Larry Gopnik is very much the plaything of such dark powers, and the Coens surely mean for us to see our own smallness in him. Gopnik is so preoccupied with the “uncertainty principle” that he dreams of chalking up an acre of blackboard with a complex proof of the theorem. (“It proves we can’t ever really know what’s going on. So it shouldn’t bother you. Not being able to figure anything out.”) And yet, the obscure mathematical notation closely resembles his simpleton brother’s nonsense scribblings in the so-called “Mentaculus,” a small journal which the latter describes as a “probability map — of the universe.” It’s not altogether clear how seriously we should take Gopnik’s embrace of (or capitulation to) the principle of uncertainty: it seems equally a craven refusal of responsibility and a philosophic acceptance of the absurd. Gopnik has allowed himself to be written to the margins of his own life, but though he has done nothing either to deserve or avoid what he gets, what should one do if the consequences are unpredictable? What does the universe owe us apart from whatever luck happens to be our portion? As one of the rabbis who Gopnik consults points out, “Hashem doesn’t owe us anything. The obligation runs the other way.”

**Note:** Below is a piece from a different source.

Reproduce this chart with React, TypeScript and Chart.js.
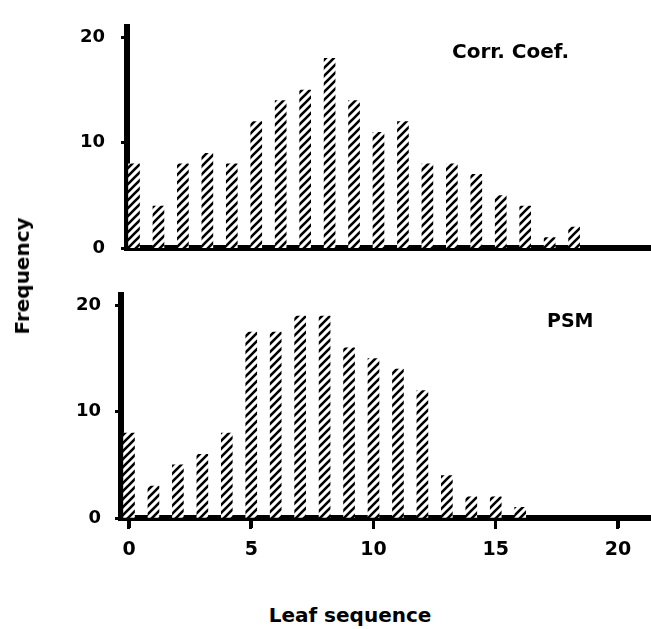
import React, { useEffect, useRef } from "react";
import { Chart, registerables } from "chart.js";

Chart.register(...registerables);

// ---- data ----
const corrLeafSeq = [0, 1, 2, 3, 4, 5, 6, 7, 8, 9, 10, 11, 12, 13, 14, 15, 16, 17, 18];
const corrCoefFreq = [8, 4, 8, 9, 8, 12, 14, 15, 18, 14, 11, 12, 8, 8, 7, 5, 4, 1, 2];
const psmLeafSeq = [0, 1, 2, 3, 4, 5, 6, 7, 8, 9, 10, 11, 12, 13, 14, 15, 16];
const psmFreq = [8, 3, 5, 6, 8, 17.5, 17.5, 19, 19, 16, 15, 14, 12, 4, 2, 2, 1];
const yTickValues = [0, 10, 20];
const xTickValues = [0, 5, 10, 15, 20];
const xAxisTitle = "Leaf sequence";
const yAxisTitle = "Frequency";
const topPanelLabel = "Corr. Coef.";
const bottomPanelLabel = "PSM";

const FONT = "'DejaVu Sans', 'Liberation Sans', sans-serif";

function makeHatch(ctx: CanvasRenderingContext2D) {
  const t = document.createElement("canvas");
  t.width = 8;
  t.height = 8;
  const c = t.getContext("2d")!;
  c.fillStyle = "#fff";
  c.fillRect(0, 0, 8, 8);
  c.strokeStyle = "#000";
  c.lineWidth = 2.6;
  c.beginPath();
  c.moveTo(-2, 10);
  c.lineTo(10, -2);
  c.moveTo(-2, 2);
  c.lineTo(2, -2);
  c.moveTo(6, 10);
  c.lineTo(10, 6);
  c.stroke();
  return ctx.createPattern(t, "repeat")!;
}

function makeTickMarkPlugin(id: string, show: boolean) {
  return {
    id,
    afterDraw(chart: any) {
      if (!show) return;
      const ctx = chart.ctx as CanvasRenderingContext2D;
      const xs = chart.scales.x;
      const base = chart.chartArea.bottom;
      ctx.save();
      ctx.fillStyle = "#000";
      for (const v of xTickValues) {
        const px = Math.round(xs.getPixelForValue(v));
        ctx.fillRect(px - 2, base, 3, 11);
      }
      ctx.restore();
    },
  };
}

type PanelOpts = {
  id: string;
  xs: number[];
  ys: number[];
  padTop: number;
  xHeight: number;
  yWidth: number;
  xMin: number;
  xMax: number;
  showX: boolean;
  yLabelPad: number;
  yFont: number;
};

function makeChart(canvas: HTMLCanvasElement, o: PanelOpts) {
  const ctx = canvas.getContext("2d")!;
  const hatch = makeHatch(ctx);
  return new Chart(canvas, {
    type: "bar",
    data: {
      datasets: [
        {
          data: o.xs.map((x, i) => ({ x, y: o.ys[i] })),
          backgroundColor: hatch,
          borderWidth: 0,
          barThickness: 11,
        },
      ],
    },
    plugins: [makeTickMarkPlugin(o.id, o.showX)],
    options: {
      responsive: false,
      animation: false,
      layout: { padding: { top: o.padTop, left: 0, right: 0, bottom: 0 } },
      plugins: {
        legend: { display: false },
        tooltip: { enabled: false },
      },
      scales: {
        x: {
          type: "linear",
          min: o.xMin,
          max: o.xMax,
          offset: false,
          grid: {
            display: true,
            offset: false,
            drawOnChartArea: false,
            drawTicks: o.showX,
            tickLength: 10,
            tickWidth: 3,
            tickColor: "#000",
          },
          border: { display: true, color: "#000", width: 6 },
          ticks: {
            display: o.showX,
            color: "#000",
            padding: 11,
            maxRotation: 0,
            font: { family: FONT, size: 19, weight: "bold" },
          },
          afterBuildTicks: (s: any) => {
            s.ticks = xTickValues.map((v) => ({ value: v }));
          },
          afterFit: (s: any) => {
            s.height = o.xHeight;
          },
        },
        y: {
          min: 0,
          max: 21,
          grid: {
            display: true,
            drawOnChartArea: false,
            drawTicks: true,
            tickLength: 6,
            tickWidth: 3,
            tickColor: "#000",
          },
          border: { display: true, color: "#000", width: 6 },
          ticks: {
            color: "#000",
            padding: o.yLabelPad,
            font: { family: FONT, size: o.yFont, weight: "bold" },
          },
          afterBuildTicks: (s: any) => {
            s.ticks = yTickValues.map((v) => ({ value: v }));
          },
          afterFit: (s: any) => {
            s.width = o.yWidth;
          },
        },
      },
    },
  } as any);
}

export default function App() {
  const topRef = useRef<HTMLCanvasElement>(null);
  const botRef = useRef<HTMLCanvasElement>(null);

  useEffect(() => {
    const unit = 24.45;
    const top = makeChart(topRef.current!, {
      id: "tickMarksTop",
      xs: corrLeafSeq,
      ys: corrCoefFreq,
      padTop: 9,
      xHeight: 12,
      yWidth: 127,
      xMin: -7 / unit,
      xMax: -7 / unit + 524 / unit,
      showX: false,
      yLabelPad: 16,
      yFont: 18,
    });
    const bot = makeChart(botRef.current!, {
      id: "tickMarksBottom",
      xs: psmLeafSeq,
      ys: psmFreq,
      padTop: 3,
      xHeight: 52,
      yWidth: 121,
      xMin: -8 / unit,
      xMax: -8 / unit + 530 / unit,
      showX: true,
      yLabelPad: 14,
      yFont: 18,
    });
    return () => {
      top.destroy();
      bot.destroy();
    };
  }, []);

  const textStyle: React.CSSProperties = {
    position: "absolute",
    fontFamily: FONT,
    fontWeight: "bold",
    color: "#000",
    whiteSpace: "nowrap",
    lineHeight: "normal",
  };

  return (
    <div style={{ position: "absolute", left: 0, top: 0, width: 651, height: 629, background: "#fff", overflow: "hidden" }}>
      <canvas ref={topRef} width={651} height={275} style={{ position: "absolute", left: 0, top: 0 }} />
      <canvas ref={botRef} width={651} height={300} style={{ position: "absolute", left: 0, top: 270 }} />
      <div style={{ ...textStyle, fontSize: 20, left: 452, top: 39 }}>{topPanelLabel}</div>
      <div style={{ ...textStyle, fontSize: 19, left: 547, top: 309 }}>{bottomPanelLabel}</div>
      <div style={{ ...textStyle, fontSize: 20, left: 350, top: 603, transform: "translateX(-50%)" }}>{xAxisTitle}</div>
      <div
        style={{
          ...textStyle,
          fontSize: 20,
          left: 22,
          top: 276,
          transform: "translate(-50%, -50%) rotate(-90deg)",
        }}
      >
        {yAxisTitle}
      </div>
    </div>
  );
}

With his life unravelling in his hands, Gopnik seeks stability in his Jewish heritage, but its rituals and traditions are presented as arid, cryptic, or mindlessly rote. Yet his search for meaning is never completely ironized, and often quite poignant. In the Coens’ The Man Who Wasn’t There, the protagonist attempts to take control of his destiny with disastrous consequences; Gopnik submits to circumstances and ultimately recovers some semblance of his old life — for what it’s worth. But, as the last shot of the film makes clear, there’s still no getting out of the path of the tornado. It would seem the Coens have answered Hamlet’s question as sensibly as possible. To be or not to be? More like damned if you do, damned if you don’t. So what are you laughing at?